Upgrading from v1.0.1#

Note

This how-to is only relevant for people who used Auto Archiver before June 2025 (versions prior to 1.1.0).

If you are new to Auto Archiver, then you are already using the latest configuration format and this how-to is not relevant for you.

Versions 1.1.0+ of Auto Archiver has breaking changes in the configuration format, which means earlier configuration formats will not work without slight modifications.

Dropping vk_extractor module#

We have dropped the vk_extractor because of problems in a project we relied on. You will need to remove it from your configuration file, otherwise you will see an error like:

Module 'vk_extractor' not found. Are you sure it's installed/exists?

Dropping screenshot_enricher module#

We have dropped the screenshot_enricher module because a new antibot_extractor_enricher (see below) module replaces its functionality more robustly and with less dependency hassle on geckodriver/firefox. You will need to remove it from your configuration file, otherwise you will see an error like:

Module 'screenshot_enricher' not found. Are you sure it's installed/exists?

New antibot_extractor_enricher module and VkDropin#

We have added a new antibot_extractor_enricher module that uses a computer-controlled browser to extract content from websites that use anti-bot measures. You can add it to your configuration file like this:

steps:
  extractors:
    - antibot_extractor_enricher

  # or alternatively, if you want to use it as an enricher:
  enrichers:
    - antibot_extractor_enricher

It will take a full page screenshot, a PDF capture, extract HTML source code, and any other relevant media.
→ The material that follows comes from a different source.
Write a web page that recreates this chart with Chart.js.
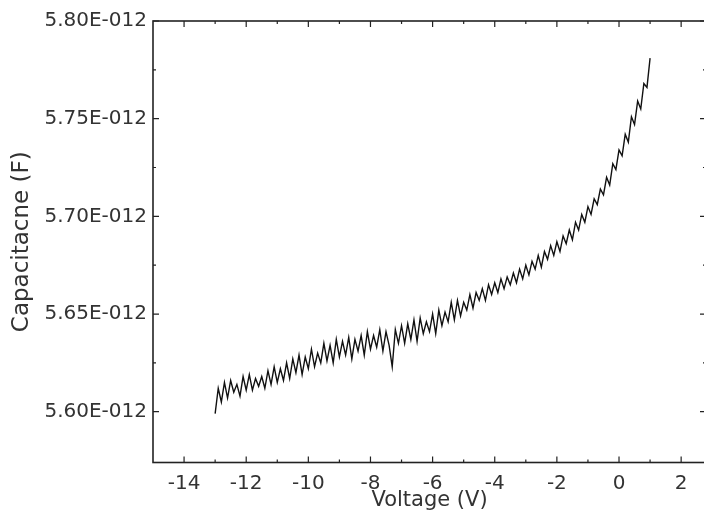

It comes with Dropins that we will be adding and maintaining.

Dropin: A module with site-specific behaviours that is loaded automatically. You don’t need to add them to your configuration steps for them to run. Sometimes they need authentication configurations though.
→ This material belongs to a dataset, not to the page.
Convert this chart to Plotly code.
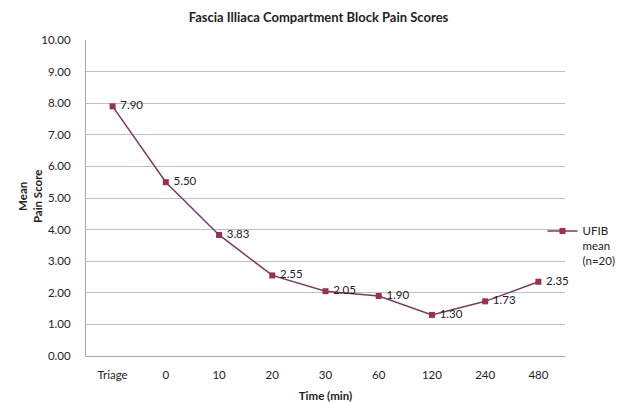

One such Dropin is the VkDropin which uses this automated browser to access VKontakte (VK) pages. You should add a username/password to the configuration file if you get authentication blocks from VK, to do so use the authentication settings:

authentication:
  vk.com:
    username: your_username
    password: your_password

See all available Dropins in the source code. Usually each Dropin needs its own authentication settings, similarly to the VkDropin.